◆ **PROBLEM REQUIREMENTS**
Return exactly and only these lines: the first of the listing through the one containing "text narrower, keeping".

----

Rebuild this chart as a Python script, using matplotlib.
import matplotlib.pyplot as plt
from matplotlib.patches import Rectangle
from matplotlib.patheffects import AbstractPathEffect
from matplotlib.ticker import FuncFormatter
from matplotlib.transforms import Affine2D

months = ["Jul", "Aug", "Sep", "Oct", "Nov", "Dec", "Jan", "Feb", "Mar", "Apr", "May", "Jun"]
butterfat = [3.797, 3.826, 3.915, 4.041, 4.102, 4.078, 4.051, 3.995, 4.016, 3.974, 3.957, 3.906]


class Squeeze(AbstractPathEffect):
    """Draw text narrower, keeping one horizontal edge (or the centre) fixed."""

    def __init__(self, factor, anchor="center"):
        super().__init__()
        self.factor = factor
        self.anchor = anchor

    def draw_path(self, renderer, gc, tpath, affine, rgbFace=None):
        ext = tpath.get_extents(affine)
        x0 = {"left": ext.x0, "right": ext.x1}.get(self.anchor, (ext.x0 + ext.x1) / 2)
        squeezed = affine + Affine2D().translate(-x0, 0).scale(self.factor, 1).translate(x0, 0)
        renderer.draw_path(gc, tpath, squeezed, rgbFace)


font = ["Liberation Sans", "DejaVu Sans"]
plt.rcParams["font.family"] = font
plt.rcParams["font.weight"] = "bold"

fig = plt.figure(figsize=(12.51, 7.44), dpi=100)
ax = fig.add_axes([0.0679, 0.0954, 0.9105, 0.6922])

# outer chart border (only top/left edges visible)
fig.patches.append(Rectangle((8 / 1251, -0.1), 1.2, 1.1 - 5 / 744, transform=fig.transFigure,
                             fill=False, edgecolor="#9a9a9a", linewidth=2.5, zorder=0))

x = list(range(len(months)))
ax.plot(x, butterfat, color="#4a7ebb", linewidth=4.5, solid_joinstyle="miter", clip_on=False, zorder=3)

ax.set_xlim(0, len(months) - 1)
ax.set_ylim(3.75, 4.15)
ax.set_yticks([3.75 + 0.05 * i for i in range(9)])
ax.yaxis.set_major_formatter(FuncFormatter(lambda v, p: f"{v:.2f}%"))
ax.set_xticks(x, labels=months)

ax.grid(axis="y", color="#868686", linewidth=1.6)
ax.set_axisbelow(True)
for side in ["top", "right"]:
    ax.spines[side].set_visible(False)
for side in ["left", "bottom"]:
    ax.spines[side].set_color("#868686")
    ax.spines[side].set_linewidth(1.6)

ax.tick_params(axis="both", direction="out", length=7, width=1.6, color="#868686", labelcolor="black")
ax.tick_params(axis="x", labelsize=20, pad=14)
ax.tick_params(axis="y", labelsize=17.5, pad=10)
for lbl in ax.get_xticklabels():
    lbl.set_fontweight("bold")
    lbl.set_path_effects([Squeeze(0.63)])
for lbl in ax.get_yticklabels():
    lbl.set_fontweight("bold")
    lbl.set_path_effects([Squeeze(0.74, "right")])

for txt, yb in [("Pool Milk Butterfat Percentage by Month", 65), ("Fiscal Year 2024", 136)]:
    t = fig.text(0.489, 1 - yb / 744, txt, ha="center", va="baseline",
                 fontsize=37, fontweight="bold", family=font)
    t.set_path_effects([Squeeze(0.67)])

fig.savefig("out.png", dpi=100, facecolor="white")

----

◆ **FINAL RESULT**
Rebuild this chart as a Python script, using matplotlib.
import matplotlib.pyplot as plt
from matplotlib.patches import Rectangle
from matplotlib.patheffects import AbstractPathEffect
from matplotlib.ticker import FuncFormatter
from matplotlib.transforms import Affine2D

months = ["Jul", "Aug", "Sep", "Oct", "Nov", "Dec", "Jan", "Feb", "Mar", "Apr", "May", "Jun"]
butterfat = [3.797, 3.826, 3.915, 4.041, 4.102, 4.078, 4.051, 3.995, 4.016, 3.974, 3.957, 3.906]


class Squeeze(AbstractPathEffect):
    """Draw text narrower, keeping one horizontal edge (or the centre) fixed."""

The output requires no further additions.